A fun afternoon in the pub yesterday with lots of lovely chums, many of whom brought presents or at least bought pints. It’s just possible that at some point in the evening I’d had too much beer. The inevitable gloom of the not-quite-a-hangover today provokes the following self-indulgent whinge.
I seem to have become quite an adult this last week. Having spent since the age of 13 feeling, well, like I’m 13, now I am clearly a grown up.
For example, the neighbour thinks I’m adult enough to discuss the finer points of plumbing. Our bathroom (not that it’s got a bath in it) is leaking into his kitchen, and we spent a happy time on Saturday looking for holes and generally scratching our brains.

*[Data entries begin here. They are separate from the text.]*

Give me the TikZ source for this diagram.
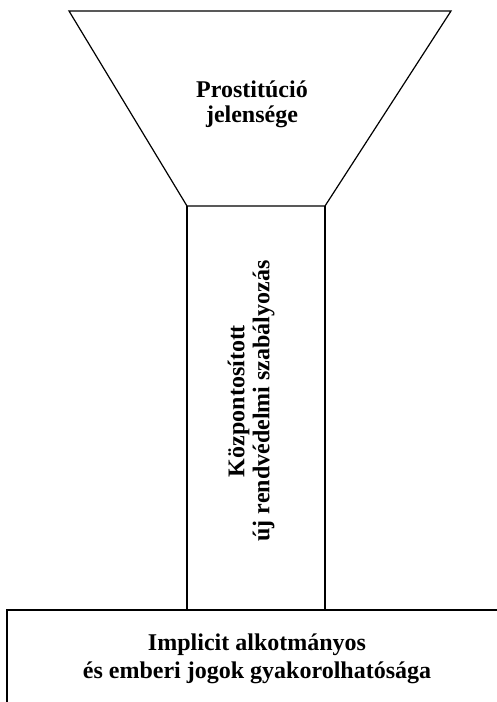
\documentclass[tikz,border=0pt]{standalone}
\usepackage{fontspec}
\setmainfont{Liberation Serif}
\usetikzlibrary{positioning, calc}

\begin{document}
\begin{tikzpicture}[
  x=0.5pt, y=-0.5pt,
  shape line/.style={draw=black, line width=0.6pt},
  lbl/.style={font=\fontsize{12}{12.5}\selectfont\bfseries, align=center, inner sep=0pt},
  base lbl/.style={font=\fontsize{12}{14}\selectfont\bfseries, align=center, inner sep=0pt}
]
  \useasboundingbox (0,0) rectangle (497,702);

  % Corners
  \coordinate (funnelTL) at (69,11);
  \coordinate (funnelTR) at (451,11);
  \coordinate (stemTL) at (187,206);
  \coordinate (stemTR) at (325,206);
  \coordinate (stemBL) at (187,610);
  \coordinate (stemBR) at (325,610);
  \coordinate (baseL) at (7,610);
  \coordinate (baseR) at (497,610);
  \coordinate (baseEnd) at (7,702);

  % Shapes
  \draw[shape line] (funnelTL) -- (funnelTR) -- (stemTR) -- (stemTL) -- cycle;
  \draw[shape line] (stemTL) -- (stemBL);
  \draw[shape line] (stemTR) -- (stemBR);
  \draw[shape line] (baseR) -- (baseL) -- (baseEnd);

  % Nodes
  \node[lbl] (funnel) at (252,104) {Prostitúció\\jelensége};
  \node[lbl, rotate=90] (stem) at (251,401) {Központosított\\új rendvédelmi szabályozás};
  \node[base lbl] (base) at (257,659) {Implicit alkotmányos\\és emberi jogok gyakorolhatósága};
\end{tikzpicture}
\end{document}
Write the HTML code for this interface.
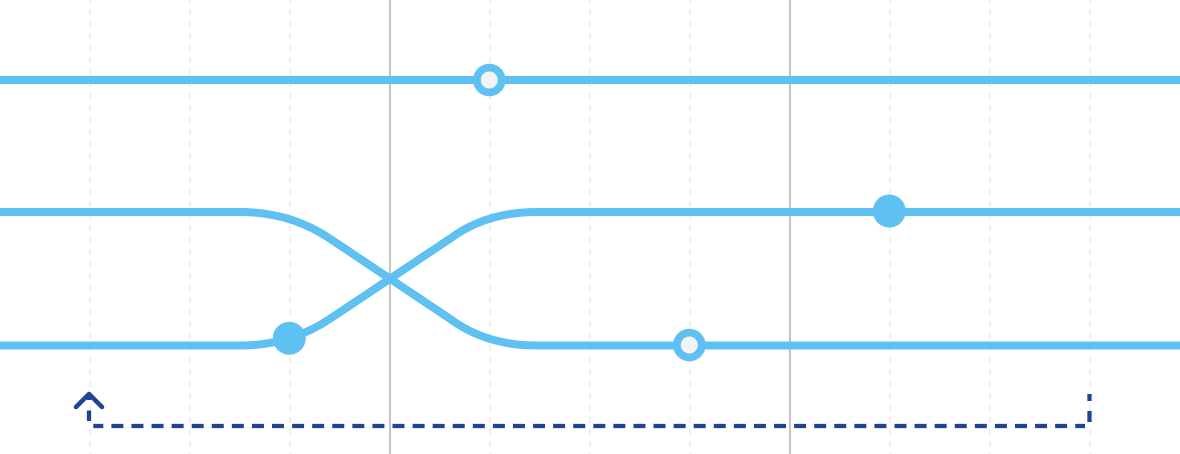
<!DOCTYPE html>
<html lang="en">
<head>
<meta charset="utf-8">
<title>Track switch diagram</title>
<style>
  html, body { margin: 0; padding: 0; background: #ffffff; }
  body { width: 1180px; height: 454px; overflow: hidden; }
  svg { display: block; }
</style>
</head>
<body>
<svg id="chart" xmlns="http://www.w3.org/2000/svg" width="1180" height="454" viewBox="0 0 1180 454">
  <g id="grid"></g>
  <g id="tracks"></g>
  <g id="markers"></g>
  <g fill="none" stroke="#1f4496" stroke-width="4.3">
    <path d="M76 407 L89 394 L102 407" stroke-width="4.5" stroke-linecap="round" stroke-linejoin="round"></path>
    <path d="M89 394 V400 M89 410.5 V421"></path>
    <path d="M93.3 426 H1085" stroke-dasharray="12 8.08" stroke-dashoffset="2"></path>
    <path d="M1089.5 394 V401 M1089.5 411 V422"></path>
  </g>
</svg>
<script>
// Chart data
const gridColumns = [0, 1, 2, 3, 4, 5, 6, 7, 8, 9, 10];
const solidColumns = [3, 7];
const trackNames = ['upper-track', 'middle-track', 'lower-track'];
const trackStartLanes = [0, 0.9944, 2];
const trackEndLanes = [0, 2, 0.9944];
const switchStartColumn = 1.5;
const switchEndColumn = 4.5;
const markerColumns = [4, 8, 2, 6];
const markerLanes = [0, 0.987, 1.945, 1.9962];
const markerHollow = [true, false, false, true];

// Axis functions
function xScale(column) { return 90 + 100 * column; }
function yScale(lane) { return 80 + 132.75 * lane; }

const svgNS = 'http://www.w3.org/2000/svg';
const gridGroup = document.getElementById('grid');
const tracksGroup = document.getElementById('tracks');
const markersGroup = document.getElementById('markers');

gridColumns.forEach(function (column) {
  if (solidColumns.indexOf(column) !== -1) return;
  const line = document.createElementNS(svgNS, 'line');
  
  
  line.setAttribute('x1', xScale(column));
  line.setAttribute('x2', xScale(column));
  line.setAttribute('y1', -3);
  line.setAttribute('y2', 454);
  line.setAttribute('stroke', '#eeeeee');
  line.setAttribute('stroke-width', 2);
  line.setAttribute('stroke-dasharray', '6 6');
  gridGroup.appendChild(line);
});

solidColumns.forEach(function (column) {
  const line = document.createElementNS(svgNS, 'line');
  
  
  line.setAttribute('x1', xScale(column));
  line.setAttribute('x2', xScale(column));
  line.setAttribute('y1', 0);
  line.setAttribute('y2', 454);
  line.setAttribute('stroke', '#c4c4c4');
  line.setAttribute('stroke-width', 2);
  gridGroup.appendChild(line);
});

function trackPath(startLane, endLane) {
  const y0 = yScale(startLane);
  const y1 = yScale(endLane);
  if (startLane === endLane) return 'M0 ' + y0 + ' H1180';
  const x0 = xScale(switchStartColumn);
  const x1 = xScale(switchEndColumn);
  const w = x1 - x0;
  const h = y1 - y0;
  function px(f) { return x0 + w * f; }
  function py(f) { return y0 + h * f; }
  return 'M0 ' + y0 + ' H' + x0 +
    ' C' + px(0.117) + ' ' + py(0) + ' ' + px(0.217) + ' ' + py(0.075) + ' ' + px(0.3) + ' ' + py(0.2) +
    ' L' + px(0.7) + ' ' + py(0.8) +
    ' C' + px(0.775) + ' ' + py(0.925) + ' ' + px(0.87) + ' ' + py(1) + ' ' + (x1 - 3) + ' ' + y1 +
    ' H1180';
}

trackNames.forEach(function (name, i) {
  const path = document.createElementNS(svgNS, 'path');
  
  
  path.setAttribute('d', trackPath(trackStartLanes[i], trackEndLanes[i]));
  path.setAttribute('fill', 'none');
  path.setAttribute('stroke', '#5ec1f2');
  path.setAttribute('stroke-width', 8);
  tracksGroup.appendChild(path);
});

markerColumns.forEach(function (column, i) {
  const circle = document.createElementNS(svgNS, 'circle');
  
  
  circle.setAttribute('cx', xScale(column) - 0.7);
  circle.setAttribute('cy', yScale(markerLanes[i]));
  if (markerHollow[i]) {
    circle.setAttribute('r', 12.4);
    circle.setAttribute('fill', '#f2f4f4');
    circle.setAttribute('stroke', '#5ec1f2');
    circle.setAttribute('stroke-width', 7.8);
  } else {
    circle.setAttribute('r', 16.5);
    circle.setAttribute('fill', '#5ec1f2');
  }
  markersGroup.appendChild(circle);
});
</script>
</body>
</html>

The plumber didn’t turn up this morning (well, he says he did but didn’t think to ring either of the two doorbells), so there was some more analysis of skirting boards and the possible routes of water run-off. Those who have met me will be delighted by the thought of my trying to be of any practical use.
Then at noon a nice estate agent popped round to make a judgment on our flat. We’re coming to the end of our fixed-term mortgage and Northern Rock doesn’t want us on their books any more (apparently you’re less handsome to banks when you pay them on time). And we’ve also been having thoughts about converting our loft into a padded cage for writing.

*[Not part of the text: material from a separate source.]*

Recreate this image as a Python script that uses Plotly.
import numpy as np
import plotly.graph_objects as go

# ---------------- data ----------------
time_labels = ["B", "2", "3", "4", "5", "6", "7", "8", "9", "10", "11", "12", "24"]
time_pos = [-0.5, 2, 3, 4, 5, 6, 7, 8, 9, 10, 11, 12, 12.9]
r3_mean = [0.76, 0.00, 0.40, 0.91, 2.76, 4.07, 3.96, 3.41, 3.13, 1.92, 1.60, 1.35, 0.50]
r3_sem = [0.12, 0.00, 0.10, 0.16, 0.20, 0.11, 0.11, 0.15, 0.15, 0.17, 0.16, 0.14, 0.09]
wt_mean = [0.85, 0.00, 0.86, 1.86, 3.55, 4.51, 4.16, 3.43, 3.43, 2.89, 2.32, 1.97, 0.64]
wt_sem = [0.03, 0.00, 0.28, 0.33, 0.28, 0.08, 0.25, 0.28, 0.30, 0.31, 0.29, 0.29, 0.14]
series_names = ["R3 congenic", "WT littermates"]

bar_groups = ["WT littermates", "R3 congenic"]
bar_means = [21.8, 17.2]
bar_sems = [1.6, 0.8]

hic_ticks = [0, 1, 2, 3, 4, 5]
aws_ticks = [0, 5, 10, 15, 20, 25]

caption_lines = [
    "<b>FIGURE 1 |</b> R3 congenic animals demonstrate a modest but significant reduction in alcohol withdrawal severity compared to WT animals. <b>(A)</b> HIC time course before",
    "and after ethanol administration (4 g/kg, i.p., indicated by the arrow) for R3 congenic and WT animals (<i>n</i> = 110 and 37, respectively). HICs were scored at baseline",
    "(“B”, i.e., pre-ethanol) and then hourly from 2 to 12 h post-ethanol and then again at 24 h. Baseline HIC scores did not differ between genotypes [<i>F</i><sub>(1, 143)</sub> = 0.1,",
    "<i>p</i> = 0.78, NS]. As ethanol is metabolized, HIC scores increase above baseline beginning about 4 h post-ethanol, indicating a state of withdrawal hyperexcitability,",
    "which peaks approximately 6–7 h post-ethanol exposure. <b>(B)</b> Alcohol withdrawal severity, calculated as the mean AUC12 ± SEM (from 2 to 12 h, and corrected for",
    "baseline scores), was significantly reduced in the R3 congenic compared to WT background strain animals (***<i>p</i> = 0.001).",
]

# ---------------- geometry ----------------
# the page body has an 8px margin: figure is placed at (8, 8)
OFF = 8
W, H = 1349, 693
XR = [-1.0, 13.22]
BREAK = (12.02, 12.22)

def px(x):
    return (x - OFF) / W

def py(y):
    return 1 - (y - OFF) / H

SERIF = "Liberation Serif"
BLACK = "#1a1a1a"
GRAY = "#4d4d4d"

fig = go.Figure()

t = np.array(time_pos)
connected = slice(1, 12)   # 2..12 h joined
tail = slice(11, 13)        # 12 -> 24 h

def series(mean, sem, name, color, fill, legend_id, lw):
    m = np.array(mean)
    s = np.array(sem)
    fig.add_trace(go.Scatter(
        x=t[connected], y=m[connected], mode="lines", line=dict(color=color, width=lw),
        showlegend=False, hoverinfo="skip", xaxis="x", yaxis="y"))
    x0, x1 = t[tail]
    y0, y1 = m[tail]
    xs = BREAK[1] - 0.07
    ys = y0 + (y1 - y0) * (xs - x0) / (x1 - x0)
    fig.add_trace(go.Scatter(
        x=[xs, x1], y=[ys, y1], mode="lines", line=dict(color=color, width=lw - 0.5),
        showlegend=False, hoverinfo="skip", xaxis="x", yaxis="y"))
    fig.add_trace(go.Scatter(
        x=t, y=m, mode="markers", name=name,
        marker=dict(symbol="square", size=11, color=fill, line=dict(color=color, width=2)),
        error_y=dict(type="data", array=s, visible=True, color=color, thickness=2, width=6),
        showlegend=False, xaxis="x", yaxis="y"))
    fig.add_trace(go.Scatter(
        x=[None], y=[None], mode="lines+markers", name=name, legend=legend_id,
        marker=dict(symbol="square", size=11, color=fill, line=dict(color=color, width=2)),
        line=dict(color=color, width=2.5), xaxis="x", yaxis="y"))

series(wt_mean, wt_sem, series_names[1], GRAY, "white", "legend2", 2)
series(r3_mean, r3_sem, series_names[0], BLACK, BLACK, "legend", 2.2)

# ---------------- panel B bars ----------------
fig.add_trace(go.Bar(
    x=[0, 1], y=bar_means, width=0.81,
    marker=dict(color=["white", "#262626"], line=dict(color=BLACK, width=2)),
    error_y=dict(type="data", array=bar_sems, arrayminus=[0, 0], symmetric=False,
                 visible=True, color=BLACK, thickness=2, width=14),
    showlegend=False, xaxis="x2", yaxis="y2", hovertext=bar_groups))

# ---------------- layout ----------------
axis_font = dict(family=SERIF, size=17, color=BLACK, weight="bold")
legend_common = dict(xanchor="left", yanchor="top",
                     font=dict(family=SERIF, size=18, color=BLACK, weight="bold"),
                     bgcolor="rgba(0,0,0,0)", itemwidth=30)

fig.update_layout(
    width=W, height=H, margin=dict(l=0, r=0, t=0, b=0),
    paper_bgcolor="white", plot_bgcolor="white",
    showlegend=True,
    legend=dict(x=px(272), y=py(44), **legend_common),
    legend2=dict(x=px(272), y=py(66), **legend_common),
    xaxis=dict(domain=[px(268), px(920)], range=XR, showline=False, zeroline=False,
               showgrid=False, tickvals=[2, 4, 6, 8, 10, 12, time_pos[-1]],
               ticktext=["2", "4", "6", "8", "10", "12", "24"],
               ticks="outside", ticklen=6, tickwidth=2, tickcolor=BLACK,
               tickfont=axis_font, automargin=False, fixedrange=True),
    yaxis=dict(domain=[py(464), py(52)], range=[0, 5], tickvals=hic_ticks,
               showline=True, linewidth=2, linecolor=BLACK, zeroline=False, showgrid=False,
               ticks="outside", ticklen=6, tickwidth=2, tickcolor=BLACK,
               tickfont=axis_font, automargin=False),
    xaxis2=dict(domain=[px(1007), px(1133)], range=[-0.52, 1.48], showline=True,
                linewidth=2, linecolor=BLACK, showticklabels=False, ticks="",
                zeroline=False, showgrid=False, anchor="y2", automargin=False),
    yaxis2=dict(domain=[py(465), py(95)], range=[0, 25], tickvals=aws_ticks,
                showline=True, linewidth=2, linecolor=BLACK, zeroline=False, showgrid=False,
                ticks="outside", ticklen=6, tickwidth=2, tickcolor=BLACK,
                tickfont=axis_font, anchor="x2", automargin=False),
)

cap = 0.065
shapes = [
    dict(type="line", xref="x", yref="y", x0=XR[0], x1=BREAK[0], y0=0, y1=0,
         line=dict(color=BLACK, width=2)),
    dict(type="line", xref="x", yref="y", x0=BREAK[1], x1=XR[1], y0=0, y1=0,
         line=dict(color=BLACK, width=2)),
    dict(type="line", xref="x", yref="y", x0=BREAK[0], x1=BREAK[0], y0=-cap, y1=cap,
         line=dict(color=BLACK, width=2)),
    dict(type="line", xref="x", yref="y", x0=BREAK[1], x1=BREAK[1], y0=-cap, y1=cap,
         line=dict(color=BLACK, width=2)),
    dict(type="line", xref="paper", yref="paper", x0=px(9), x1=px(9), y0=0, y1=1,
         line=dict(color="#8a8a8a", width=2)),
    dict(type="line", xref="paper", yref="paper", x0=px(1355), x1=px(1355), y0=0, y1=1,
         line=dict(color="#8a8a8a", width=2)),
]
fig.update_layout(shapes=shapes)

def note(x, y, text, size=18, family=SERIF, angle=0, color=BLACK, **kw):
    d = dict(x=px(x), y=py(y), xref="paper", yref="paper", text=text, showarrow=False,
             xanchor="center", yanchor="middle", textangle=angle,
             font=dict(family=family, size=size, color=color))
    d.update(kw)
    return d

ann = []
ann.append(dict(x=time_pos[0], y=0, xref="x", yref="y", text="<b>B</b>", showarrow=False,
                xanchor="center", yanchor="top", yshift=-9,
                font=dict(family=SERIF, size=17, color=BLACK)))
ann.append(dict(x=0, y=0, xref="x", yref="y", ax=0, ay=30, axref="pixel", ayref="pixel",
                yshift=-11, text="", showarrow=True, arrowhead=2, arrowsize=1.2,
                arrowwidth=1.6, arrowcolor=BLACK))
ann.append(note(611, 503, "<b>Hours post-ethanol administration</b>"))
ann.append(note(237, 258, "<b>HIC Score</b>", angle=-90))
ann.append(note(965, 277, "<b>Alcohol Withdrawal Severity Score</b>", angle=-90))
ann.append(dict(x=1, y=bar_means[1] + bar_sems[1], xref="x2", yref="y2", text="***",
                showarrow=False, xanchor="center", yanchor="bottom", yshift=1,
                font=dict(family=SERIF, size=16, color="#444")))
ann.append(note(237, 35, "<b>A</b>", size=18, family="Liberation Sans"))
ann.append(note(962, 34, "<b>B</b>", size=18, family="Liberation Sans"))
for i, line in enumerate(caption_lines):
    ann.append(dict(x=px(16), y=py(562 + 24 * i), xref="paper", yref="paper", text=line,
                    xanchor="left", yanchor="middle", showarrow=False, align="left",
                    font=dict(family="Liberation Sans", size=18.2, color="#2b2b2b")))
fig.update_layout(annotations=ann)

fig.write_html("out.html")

This is quite a daunting prospect, where we might have to remove the ceilings from our existing rooms and even move out for a couple of months. Somehow it all needs to be paid for, so, like wide-eyed lambs to the slaughter, we’ve been trying to suss out the numbers.
And the nice man explained the microclimate of the market, what with the proximity of train lines and the Olympics. It was only when I was writing up this conversation for our nice financial advisor that it occurred to me how grown up and sensible it all is. Or rather, how monstrously terrifying. And how little like I sound like I know what I’m doing when I say we’re going to put off any building work until we’ve got the planning in place. Yet those I’m talking to seem not to have twigged.

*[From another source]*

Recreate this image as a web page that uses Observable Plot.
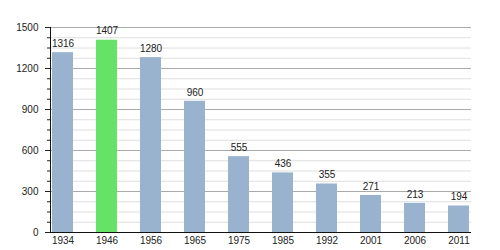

Then I rang my dad for some advice about diseases, on the basis of something I was hurrying to finish. One of the beta-readers had politely suggested that it sounded like I made up the science. Yes, as if he expected that this is something I would not do.
So Dad explained the difference between diptheroids and diphtheria (a tickly, annoying throat thing that’s not harmful in itself but the latter secretes a toxin that can stop your heart). He corrected my wobbly understanding of how different diseases can team up together, so you get rare and virulent things like anthrax and small pox only being transmitted as easily as a common cold.
And he explained that though we’ve got antibiotics to combat most bacteria, we don’t really have them for viruses. This is why Bird Flu could be such a problem; it the disease teams up in such a way as to spread quickly among humans, we don’t really have much to fight it. Excitingly, I happened to know the word for a disease that jumps from other animals to humans: zoonoses.
Dad’s one of a number of experts I can rely on to cheat on my homework. But as well as being kind enough to point out which bits I’d got sort of right, he then asked for a favour in return, and asked for a showbiz contact. And I managed to have the chap in question’s phone number. As if the kind of stuff I get up to useful.
Soon after, my boss and neighbour G. emailed to ask if I could help him fix broadband on his laptop, being under the impression I have any idea at all. Only yesterday Nimbos was having to explain in short and simple words that no, it’s not a matter of a new operating system. The PC I’ve had since I went freelance six years ago really has just died. So on Wednesday I am going to have a grown up and expensive day picking out a new one. And I still don’t know what the leaky bathroom is going to cost me.
Joy. I realise why people think I might know stuff. The Doctor’s friend Leela once explained that, “If you are bleeding, look for a man with many scars.” Perhaps I’m the one you run to when things are falling apart.